- [Given exercise]
Print the data exactly, leaving nothing out.

- [Data provided]
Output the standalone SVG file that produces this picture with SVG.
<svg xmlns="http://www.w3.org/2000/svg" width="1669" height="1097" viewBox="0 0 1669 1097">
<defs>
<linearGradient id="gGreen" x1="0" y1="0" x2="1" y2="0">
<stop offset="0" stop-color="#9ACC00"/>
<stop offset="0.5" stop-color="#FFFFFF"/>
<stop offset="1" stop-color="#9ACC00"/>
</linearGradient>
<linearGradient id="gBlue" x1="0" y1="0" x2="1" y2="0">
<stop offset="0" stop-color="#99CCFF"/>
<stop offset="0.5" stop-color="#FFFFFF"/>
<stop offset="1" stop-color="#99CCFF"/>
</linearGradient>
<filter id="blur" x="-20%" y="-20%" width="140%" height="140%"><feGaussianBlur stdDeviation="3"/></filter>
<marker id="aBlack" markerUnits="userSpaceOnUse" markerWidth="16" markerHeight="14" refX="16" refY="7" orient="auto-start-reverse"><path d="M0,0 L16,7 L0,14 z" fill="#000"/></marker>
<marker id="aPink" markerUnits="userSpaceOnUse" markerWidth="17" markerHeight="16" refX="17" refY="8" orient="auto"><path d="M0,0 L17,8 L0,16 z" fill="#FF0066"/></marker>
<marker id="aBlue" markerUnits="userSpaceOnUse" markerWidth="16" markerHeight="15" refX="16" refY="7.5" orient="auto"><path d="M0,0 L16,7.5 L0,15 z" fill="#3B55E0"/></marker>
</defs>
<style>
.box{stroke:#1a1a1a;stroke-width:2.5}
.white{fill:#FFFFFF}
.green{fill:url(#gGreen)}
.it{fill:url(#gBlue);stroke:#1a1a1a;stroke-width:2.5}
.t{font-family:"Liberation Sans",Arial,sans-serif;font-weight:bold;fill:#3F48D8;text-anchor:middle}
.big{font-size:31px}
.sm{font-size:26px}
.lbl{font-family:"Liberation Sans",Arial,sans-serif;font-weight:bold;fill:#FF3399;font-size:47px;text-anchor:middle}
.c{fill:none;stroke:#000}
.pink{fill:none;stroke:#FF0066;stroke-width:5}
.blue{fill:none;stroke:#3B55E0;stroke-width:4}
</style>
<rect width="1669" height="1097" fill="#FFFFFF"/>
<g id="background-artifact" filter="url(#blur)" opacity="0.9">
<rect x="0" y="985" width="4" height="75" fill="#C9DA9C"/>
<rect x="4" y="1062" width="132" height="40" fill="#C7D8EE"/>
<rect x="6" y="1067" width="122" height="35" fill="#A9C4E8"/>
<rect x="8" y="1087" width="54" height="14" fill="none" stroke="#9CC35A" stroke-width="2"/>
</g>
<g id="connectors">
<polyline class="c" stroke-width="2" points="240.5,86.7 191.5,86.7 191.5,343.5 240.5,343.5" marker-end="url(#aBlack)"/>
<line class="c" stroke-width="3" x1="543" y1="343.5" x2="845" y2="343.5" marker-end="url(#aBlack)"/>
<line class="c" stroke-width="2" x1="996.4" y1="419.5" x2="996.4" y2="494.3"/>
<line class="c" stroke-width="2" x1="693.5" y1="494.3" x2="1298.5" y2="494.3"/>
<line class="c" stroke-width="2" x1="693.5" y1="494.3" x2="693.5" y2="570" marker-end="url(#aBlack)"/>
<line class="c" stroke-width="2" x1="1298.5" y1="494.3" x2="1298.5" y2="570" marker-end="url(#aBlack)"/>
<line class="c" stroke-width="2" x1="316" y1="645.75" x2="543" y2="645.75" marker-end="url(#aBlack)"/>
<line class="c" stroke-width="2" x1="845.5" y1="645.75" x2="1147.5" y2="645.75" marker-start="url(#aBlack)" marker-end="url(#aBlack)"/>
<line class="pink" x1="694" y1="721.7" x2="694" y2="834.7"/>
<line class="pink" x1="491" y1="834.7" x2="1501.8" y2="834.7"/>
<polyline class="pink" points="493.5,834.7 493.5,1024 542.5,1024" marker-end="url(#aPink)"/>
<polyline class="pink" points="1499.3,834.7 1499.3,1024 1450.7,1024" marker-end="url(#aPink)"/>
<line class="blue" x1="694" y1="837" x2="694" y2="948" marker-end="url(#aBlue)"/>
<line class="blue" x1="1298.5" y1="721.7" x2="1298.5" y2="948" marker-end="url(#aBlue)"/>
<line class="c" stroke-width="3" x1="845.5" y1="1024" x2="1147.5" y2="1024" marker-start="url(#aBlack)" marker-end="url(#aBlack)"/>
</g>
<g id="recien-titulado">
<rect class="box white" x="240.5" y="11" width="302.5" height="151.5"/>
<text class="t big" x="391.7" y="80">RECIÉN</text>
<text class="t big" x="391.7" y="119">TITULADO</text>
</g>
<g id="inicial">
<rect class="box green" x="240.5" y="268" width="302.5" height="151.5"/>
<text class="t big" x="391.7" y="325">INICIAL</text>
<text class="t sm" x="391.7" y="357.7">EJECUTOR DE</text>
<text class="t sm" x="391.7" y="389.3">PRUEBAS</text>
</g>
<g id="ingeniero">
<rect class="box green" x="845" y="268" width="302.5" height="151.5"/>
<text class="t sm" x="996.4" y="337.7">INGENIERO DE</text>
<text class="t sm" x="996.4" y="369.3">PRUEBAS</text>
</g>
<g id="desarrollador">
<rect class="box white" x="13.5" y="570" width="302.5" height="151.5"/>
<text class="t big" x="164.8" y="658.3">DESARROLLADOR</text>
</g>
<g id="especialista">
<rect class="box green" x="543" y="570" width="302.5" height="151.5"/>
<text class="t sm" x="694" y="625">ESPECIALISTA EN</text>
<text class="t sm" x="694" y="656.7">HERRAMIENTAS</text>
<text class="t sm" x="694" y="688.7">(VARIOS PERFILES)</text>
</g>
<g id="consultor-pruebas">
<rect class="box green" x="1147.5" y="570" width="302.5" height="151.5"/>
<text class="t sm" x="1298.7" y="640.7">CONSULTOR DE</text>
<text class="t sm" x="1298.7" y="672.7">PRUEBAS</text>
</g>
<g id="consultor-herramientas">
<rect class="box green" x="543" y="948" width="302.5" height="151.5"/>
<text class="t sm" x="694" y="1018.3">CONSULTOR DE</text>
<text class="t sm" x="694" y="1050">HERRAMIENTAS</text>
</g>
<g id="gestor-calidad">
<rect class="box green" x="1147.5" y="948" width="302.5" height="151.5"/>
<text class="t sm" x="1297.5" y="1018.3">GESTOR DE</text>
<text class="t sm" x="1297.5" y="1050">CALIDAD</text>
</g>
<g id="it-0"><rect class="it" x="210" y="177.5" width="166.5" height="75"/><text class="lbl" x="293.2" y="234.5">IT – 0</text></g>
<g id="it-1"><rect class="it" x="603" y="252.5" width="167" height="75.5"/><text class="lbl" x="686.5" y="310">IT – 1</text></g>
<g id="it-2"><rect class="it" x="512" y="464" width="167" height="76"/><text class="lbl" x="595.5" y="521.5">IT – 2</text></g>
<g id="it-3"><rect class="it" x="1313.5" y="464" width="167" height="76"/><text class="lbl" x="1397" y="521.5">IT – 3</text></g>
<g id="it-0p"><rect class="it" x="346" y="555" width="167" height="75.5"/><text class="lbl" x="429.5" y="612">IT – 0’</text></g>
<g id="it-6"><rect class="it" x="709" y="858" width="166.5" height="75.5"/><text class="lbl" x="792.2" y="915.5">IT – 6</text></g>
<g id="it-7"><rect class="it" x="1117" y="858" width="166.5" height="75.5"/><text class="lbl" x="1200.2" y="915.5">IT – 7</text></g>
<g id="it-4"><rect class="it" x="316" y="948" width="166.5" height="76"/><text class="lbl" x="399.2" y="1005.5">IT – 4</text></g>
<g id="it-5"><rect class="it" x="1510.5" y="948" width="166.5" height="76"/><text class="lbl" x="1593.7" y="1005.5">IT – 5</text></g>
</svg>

- [Exercise answer]
Output the standalone SVG file that produces this picture with SVG.
<svg xmlns="http://www.w3.org/2000/svg" width="1669" height="1097" viewBox="0 0 1669 1097">
<defs>
<linearGradient id="gGreen" x1="0" y1="0" x2="1" y2="0">
<stop offset="0" stop-color="#9ACC00"/>
<stop offset="0.5" stop-color="#FFFFFF"/>
<stop offset="1" stop-color="#9ACC00"/>
</linearGradient>
<linearGradient id="gBlue" x1="0" y1="0" x2="1" y2="0">
<stop offset="0" stop-color="#99CCFF"/>
<stop offset="0.5" stop-color="#FFFFFF"/>
<stop offset="1" stop-color="#99CCFF"/>
</linearGradient>
<filter id="blur" x="-20%" y="-20%" width="140%" height="140%"><feGaussianBlur stdDeviation="3"/></filter>
<marker id="aBlack" markerUnits="userSpaceOnUse" markerWidth="16" markerHeight="14" refX="16" refY="7" orient="auto-start-reverse"><path d="M0,0 L16,7 L0,14 z" fill="#000"/></marker>
<marker id="aPink" markerUnits="userSpaceOnUse" markerWidth="17" markerHeight="16" refX="17" refY="8" orient="auto"><path d="M0,0 L17,8 L0,16 z" fill="#FF0066"/></marker>
<marker id="aBlue" markerUnits="userSpaceOnUse" markerWidth="16" markerHeight="15" refX="16" refY="7.5" orient="auto"><path d="M0,0 L16,7.5 L0,15 z" fill="#3B55E0"/></marker>
</defs>
<style>
.box{stroke:#1a1a1a;stroke-width:2.5}
.white{fill:#FFFFFF}
.green{fill:url(#gGreen)}
.it{fill:url(#gBlue);stroke:#1a1a1a;stroke-width:2.5}
.t{font-family:"Liberation Sans",Arial,sans-serif;font-weight:bold;fill:#3F48D8;text-anchor:middle}
.big{font-size:31px}
.sm{font-size:26px}
.lbl{font-family:"Liberation Sans",Arial,sans-serif;font-weight:bold;fill:#FF3399;font-size:47px;text-anchor:middle}
.c{fill:none;stroke:#000}
.pink{fill:none;stroke:#FF0066;stroke-width:5}
.blue{fill:none;stroke:#3B55E0;stroke-width:4}
</style>
<rect width="1669" height="1097" fill="#FFFFFF"/>
<g id="background-artifact" filter="url(#blur)" opacity="0.9">
<rect x="0" y="985" width="4" height="75" fill="#C9DA9C"/>
<rect x="4" y="1062" width="132" height="40" fill="#C7D8EE"/>
<rect x="6" y="1067" width="122" height="35" fill="#A9C4E8"/>
<rect x="8" y="1087" width="54" height="14" fill="none" stroke="#9CC35A" stroke-width="2"/>
</g>
<g id="connectors">
<polyline class="c" stroke-width="2" points="240.5,86.7 191.5,86.7 191.5,343.5 240.5,343.5" marker-end="url(#aBlack)"/>
<line class="c" stroke-width="3" x1="543" y1="343.5" x2="845" y2="343.5" marker-end="url(#aBlack)"/>
<line class="c" stroke-width="2" x1="996.4" y1="419.5" x2="996.4" y2="494.3"/>
<line class="c" stroke-width="2" x1="693.5" y1="494.3" x2="1298.5" y2="494.3"/>
<line class="c" stroke-width="2" x1="693.5" y1="494.3" x2="693.5" y2="570" marker-end="url(#aBlack)"/>
<line class="c" stroke-width="2" x1="1298.5" y1="494.3" x2="1298.5" y2="570" marker-end="url(#aBlack)"/>
<line class="c" stroke-width="2" x1="316" y1="645.75" x2="543" y2="645.75" marker-end="url(#aBlack)"/>
<line class="c" stroke-width="2" x1="845.5" y1="645.75" x2="1147.5" y2="645.75" marker-start="url(#aBlack)" marker-end="url(#aBlack)"/>
<line class="pink" x1="694" y1="721.7" x2="694" y2="834.7"/>
<line class="pink" x1="491" y1="834.7" x2="1501.8" y2="834.7"/>
<polyline class="pink" points="493.5,834.7 493.5,1024 542.5,1024" marker-end="url(#aPink)"/>
<polyline class="pink" points="1499.3,834.7 1499.3,1024 1450.7,1024" marker-end="url(#aPink)"/>
<line class="blue" x1="694" y1="837" x2="694" y2="948" marker-end="url(#aBlue)"/>
<line class="blue" x1="1298.5" y1="721.7" x2="1298.5" y2="948" marker-end="url(#aBlue)"/>
<line class="c" stroke-width="3" x1="845.5" y1="1024" x2="1147.5" y2="1024" marker-start="url(#aBlack)" marker-end="url(#aBlack)"/>
</g>
<g id="recien-titulado">
<rect class="box white" x="240.5" y="11" width="302.5" height="151.5"/>
<text class="t big" x="391.7" y="80">RECIÉN</text>
<text class="t big" x="391.7" y="119">TITULADO</text>
</g>
<g id="inicial">
<rect class="box green" x="240.5" y="268" width="302.5" height="151.5"/>
<text class="t big" x="391.7" y="325">INICIAL</text>
<text class="t sm" x="391.7" y="357.7">EJECUTOR DE</text>
<text class="t sm" x="391.7" y="389.3">PRUEBAS</text>
</g>
<g id="ingeniero">
<rect class="box green" x="845" y="268" width="302.5" height="151.5"/>
<text class="t sm" x="996.4" y="337.7">INGENIERO DE</text>
<text class="t sm" x="996.4" y="369.3">PRUEBAS</text>
</g>
<g id="desarrollador">
<rect class="box white" x="13.5" y="570" width="302.5" height="151.5"/>
<text class="t big" x="164.8" y="658.3">DESARROLLADOR</text>
</g>
<g id="especialista">
<rect class="box green" x="543" y="570" width="302.5" height="151.5"/>
<text class="t sm" x="694" y="625">ESPECIALISTA EN</text>
<text class="t sm" x="694" y="656.7">HERRAMIENTAS</text>
<text class="t sm" x="694" y="688.7">(VARIOS PERFILES)</text>
</g>
<g id="consultor-pruebas">
<rect class="box green" x="1147.5" y="570" width="302.5" height="151.5"/>
<text class="t sm" x="1298.7" y="640.7">CONSULTOR DE</text>
<text class="t sm" x="1298.7" y="672.7">PRUEBAS</text>
</g>
<g id="consultor-herramientas">
<rect class="box green" x="543" y="948" width="302.5" height="151.5"/>
<text class="t sm" x="694" y="1018.3">CONSULTOR DE</text>
<text class="t sm" x="694" y="1050">HERRAMIENTAS</text>
</g>
<g id="gestor-calidad">
<rect class="box green" x="1147.5" y="948" width="302.5" height="151.5"/>
<text class="t sm" x="1297.5" y="1018.3">GESTOR DE</text>
<text class="t sm" x="1297.5" y="1050">CALIDAD</text>
</g>
<g id="it-0"><rect class="it" x="210" y="177.5" width="166.5" height="75"/><text class="lbl" x="293.2" y="234.5">IT – 0</text></g>
<g id="it-1"><rect class="it" x="603" y="252.5" width="167" height="75.5"/><text class="lbl" x="686.5" y="310">IT – 1</text></g>
<g id="it-2"><rect class="it" x="512" y="464" width="167" height="76"/><text class="lbl" x="595.5" y="521.5">IT – 2</text></g>
<g id="it-3"><rect class="it" x="1313.5" y="464" width="167" height="76"/><text class="lbl" x="1397" y="521.5">IT – 3</text></g>
<g id="it-0p"><rect class="it" x="346" y="555" width="167" height="75.5"/><text class="lbl" x="429.5" y="612">IT – 0’</text></g>
<g id="it-6"><rect class="it" x="709" y="858" width="166.5" height="75.5"/><text class="lbl" x="792.2" y="915.5">IT – 6</text></g>
<g id="it-7"><rect class="it" x="1117" y="858" width="166.5" height="75.5"/><text class="lbl" x="1200.2" y="915.5">IT – 7</text></g>
<g id="it-4"><rect class="it" x="316" y="948" width="166.5" height="76"/><text class="lbl" x="399.2" y="1005.5">IT – 4</text></g>
<g id="it-5"><rect class="it" x="1510.5" y="948" width="166.5" height="76"/><text class="lbl" x="1593.7" y="1005.5">IT – 5</text></g>
</svg>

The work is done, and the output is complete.